12.Bd3? Once again, completely missing the thread. 12.exd! Nxd deflects Black’s immediate support of the f5 square, as well as sets up 13.Qb3!.
14.Qd3 After 14…Qd5! 15.BxB QxB, 16.Qc4 b5 (I saw this …b5, OTB but still allowed this variation to happen), White’s queen, and position are not as secure as they would be after 14.Qc2, when White’s queen can pop-up to the safer b3 square.
16.Qd3? Here, I thought that 16.Qc2 was better, and after my move saw that Black had 16…a5, but in extreme time-pressure made this sort of insane trade-off that Qd3 “looked more agressive”, even though I hated the thought of 16…Qf5, 17.Qc4 b5 (which ironically Mark didn’t intend to play). Even if I play 16.Qc2 or 16.Qb1! here, I will still be a tempo down over if I had simply played either of these moves on move fifteen.
17.Ne1?? But this is an even worse decision that 17.Qc4, as without the queen, White is simply down a pawn with insufficient compensation, and not enough tactics or positive initiative to show for it.
19.Nc5?! This shouldn’t really be a consideration for a move, as White’s Ne2 and Bc1 are still searching for a purpose, and therefore 19.Bd2 makes the most sense.
25.Bxe3? This ensures that three pieces are getting traded off into a lost endgame for White, therefore 25.Ng1, which avoids trades, is best.
27.Ng1(?) Not the best practical move in my opponent’s time-pressure, as now we are simply left with a winning king and knight endgame. There are more chances for mistakes with more pieces on the board.
I was disappointed by this loss as as even a draw would have let me split first and second place with Mark, but it did leave me with much valuable study material on the flip-side; I was able to look at quite a few sacs which White has which don’t show up in these simplified notes.

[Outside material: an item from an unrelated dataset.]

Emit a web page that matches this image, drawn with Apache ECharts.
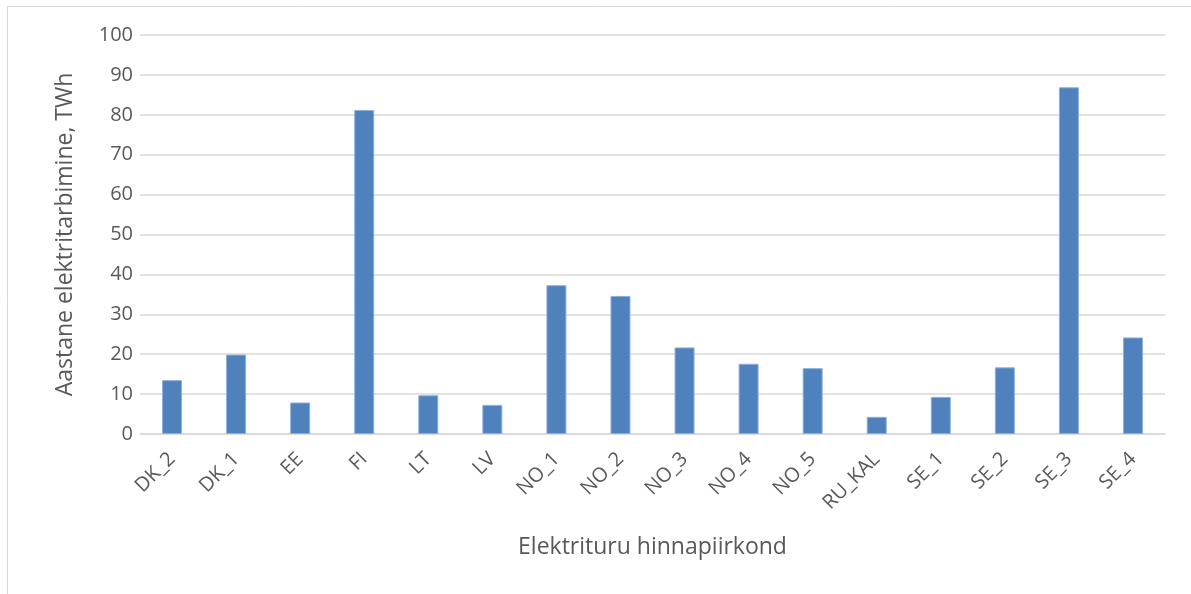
<!DOCTYPE html>
<html>
<head>
<meta charset="utf-8">
<script src="https://cdn.jsdelivr.net/npm/echarts@6/dist/echarts.min.js"></script>
<style>
  html, body { margin: 0; padding: 0; background: #fff; }
  #chart { width: 1191px; height: 594px; }
</style>
</head>
<body>
<div id="chart"></div>
<script>
// Price areas of the electricity market
const categories = ['DK_2', 'DK_1', 'EE', 'FI', 'LT', 'LV', 'NO_1', 'NO_2', 'NO_3', 'NO_4', 'NO_5', 'RU_KAL', 'SE_1', 'SE_2', 'SE_3', 'SE_4'];
// Annual electricity consumption per area, TWh
const consumption = [13.5, 19.9, 7.9, 81.2, 9.7, 7.3, 37.3, 34.6, 21.7, 17.6, 16.5, 4.3, 9.3, 16.7, 86.9, 24.2];
const yTicks = { min: 0, max: 100, interval: 10 };
const yTitle = 'Aastane elektritarbimine, TWh';
const xTitle = 'Elektrituru hinnapiirkond';

const font = '"Open Sans", "Liberation Sans", sans-serif';
const textColor = '#595959';

const chart = echarts.init(document.getElementById('chart'), null, { renderer: 'canvas' });
chart.setOption({
  animation: false,
  backgroundColor: '#ffffff',
  // frame around the chart area (open on the right and bottom edges of the page)
  graphic: [{
    type: 'rect',
    shape: { x: 7.5, y: 6.5, width: 1200, height: 600 },
    style: { fill: 'none', stroke: '#d9d9d9', lineWidth: 1 },
    silent: true
  }],
  grid: { left: 140, right: 26, top: 35, bottom: 160, containLabel: false },
  xAxis: {
    type: 'category',
    data: categories,
    name: xTitle,
    nameLocation: 'middle',
    nameGap: 102,
    nameTextStyle: { fontFamily: font, fontSize: 23, color: textColor },
    axisLine: { show: true, lineStyle: { color: '#d9d9d9', width: 1.5 } },
    axisTick: { show: false },
    axisLabel: {
      rotate: 45,
      margin: 22,
      interval: 0,
      fontFamily: font,
      fontSize: 20,
      color: textColor
    }
  },
  yAxis: {
    type: 'value',
    min: yTicks.min,
    max: yTicks.max,
    interval: yTicks.interval,
    name: yTitle,
    nameLocation: 'middle',
    nameGap: 63,
    nameTextStyle: { fontFamily: font, fontSize: 23, color: textColor },
    axisLine: { show: false },
    axisTick: { show: false },
    axisLabel: { margin: 7, fontFamily: font, fontSize: 20, color: textColor },
    splitLine: { lineStyle: { color: '#d9d9d9', width: 1.5 } }
  },
  series: [{
    type: 'bar',
    data: consumption,
    barWidth: 20,
    itemStyle: { color: '#4f81bd', borderColor: '#8eaedb', borderWidth: 1 }
  }]
});
</script>
</body>
</html>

I’m on a Windows 10 PC for the first time in nearly a decade, migrating over from my Kubuntu machine that was getting old. I plugged this game into Arena, but it keeps wanting to play me and not let me move to analyze, so for now this analysis of these games will be brief.
Travis the player who I lost to last month with Bxf7+ sac in the King’s Gambit, so I played Ruy here.
7.d4 is best. I thought he might play 7…Bg4, 8.dxe NxB, 9.axN BxNf3, 10.QxB dxe, but Rybka says this is -1 for Black because of 11.Qg3 (double-attacking e5 and g7), and then Rybka sacs with …Bd6 instead of defending with …Qf6, 12.Nc3 Ne7, 13.Bg5 Qg6, 14.BxN BxN, 15.Nd5 Bd8 – this last part is my own analysis since I can’t get the program to cooperate.
13.Re1. Rybka thinks 13.Nc3 is most accurate.
I’ll have to finish this post another time when I get a program downloaded that will cooperate. It was an interesting game.
On Tuesday I played Mark for the final round and should have played a Lopez, but played a King’s Gambit needing only a draw, then tried to draw it but a pawn down, and wasn’t sure on a move that seemingly would have drawn it against him, but I saw better for him and chose the wrong square for my queen and then let him trade into a pawn up endgame which was winning for him, and he converted it despite getting down to 11 seconds and such.
Future plans: I am not planning on playing any Wednesdays next month as I feel that I need a mental break from playing/analyzing too much chess. I will be giving a lecture for a thematic chess tournament on the last Tuesday in March, which is probably going to be on the Evan’s Gambit. Also, coming up is the Colorado Springs Open March 12-13 which I may be playing in (I’d really like to play in it) particularly to widen the field of opponent’s from whom I normally play (might even get Alexander to come with and play in that one).
I may skip Thursday’s this month, which I really like playing in but I also need to focus other things like possibly looking for a new job, or getting into a new line of work. On the other hand, I will play on Thursdays for sure in April because the CSCC club is having G/30 Log Cabin Fever Reliever, and also Quick Chess, which I am not interested in wasting mental energy on, even though sure it’s fun; IOW, I won’t be attending. Like I said last year, I am done experimenting with time-controls (unless they offer more time or a second time-control).